# need to know in soFLaQuer's finishing sauce



## mudduck (Mar 13, 2010)

Tony Chachere's: Creole Original Seasoning, 17 oz
is this the same as 
 Tony Chachere's Cajun Seasoning in The Finishing Sauce
in soFLaQuer's recipes
the is all i can fine


----------



## fire it up (Mar 13, 2010)

I believe it is the same thing.


----------



## pineywoods (Mar 13, 2010)

Not sure if its the same or not but I couldn't ever find the creole and so I use the cajun


----------



## smokin' dick (Mar 13, 2010)

Found the Creole at a Bass Pro Shop in Foxboro, MA, Never saw it anyplace before that.


----------



## desertlites (Mar 13, 2010)

It's what I use and the stuff is GREAT


----------



## mudduck (Mar 13, 2010)

walmart has the Creole i just don't know if it is the same as cajun
i found a place on the web that has the cajun but on the pic it show
the creole so it maybe the same


----------



## mudduck (Mar 13, 2010)

what did you use


----------



## desertlites (Mar 13, 2010)

been useing the Creole for a couple years.


----------



## mulepackin (Mar 13, 2010)

Don't see anything else at the source itself
	

	
	
		
		



		
			




http://shop.tonychachere.com/seasonings-c-8030.html


----------



## lu1847 (Mar 14, 2010)

creole is the one i use, never seen a cajun T.C. around here, but that dont mean there aint one.


----------



## billbo (Mar 14, 2010)

I read somewhere that they are the same.
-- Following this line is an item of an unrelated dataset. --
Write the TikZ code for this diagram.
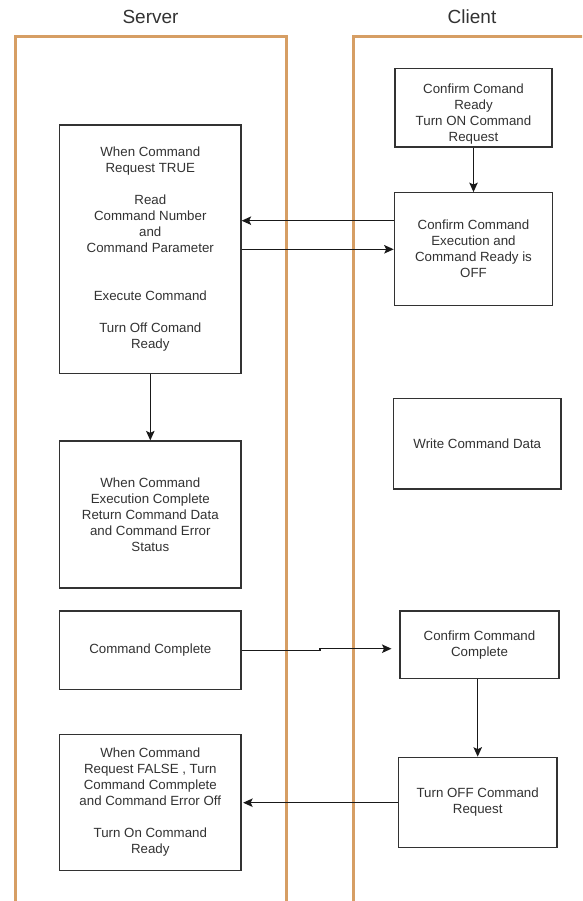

I guess it depends on what part of the country you are from as to how they are marketed.


----------



## mudduck (Mar 17, 2010)

in the recipes 1 cup of cider vinegar is that apple cider vinegar
i can't fine just cider vinegar
i'm sorry to be so dumb on this stuff


----------



## placebo (Mar 17, 2010)

Nothing wrong with making sure you've got it right. Yes Apple cider vinegar is the same as cider vinegar. It's an excellent finishing sauce!


----------



## mudduck (Mar 17, 2010)

thanks everone for the help


----------



## bgolden49 (Dec 2, 2013)

Try Ocean State Job Lots .... from time to time they do have it. Shocked when I saw it at  $.99 but that was at Bldg #19 in Natick.

BGolden


----------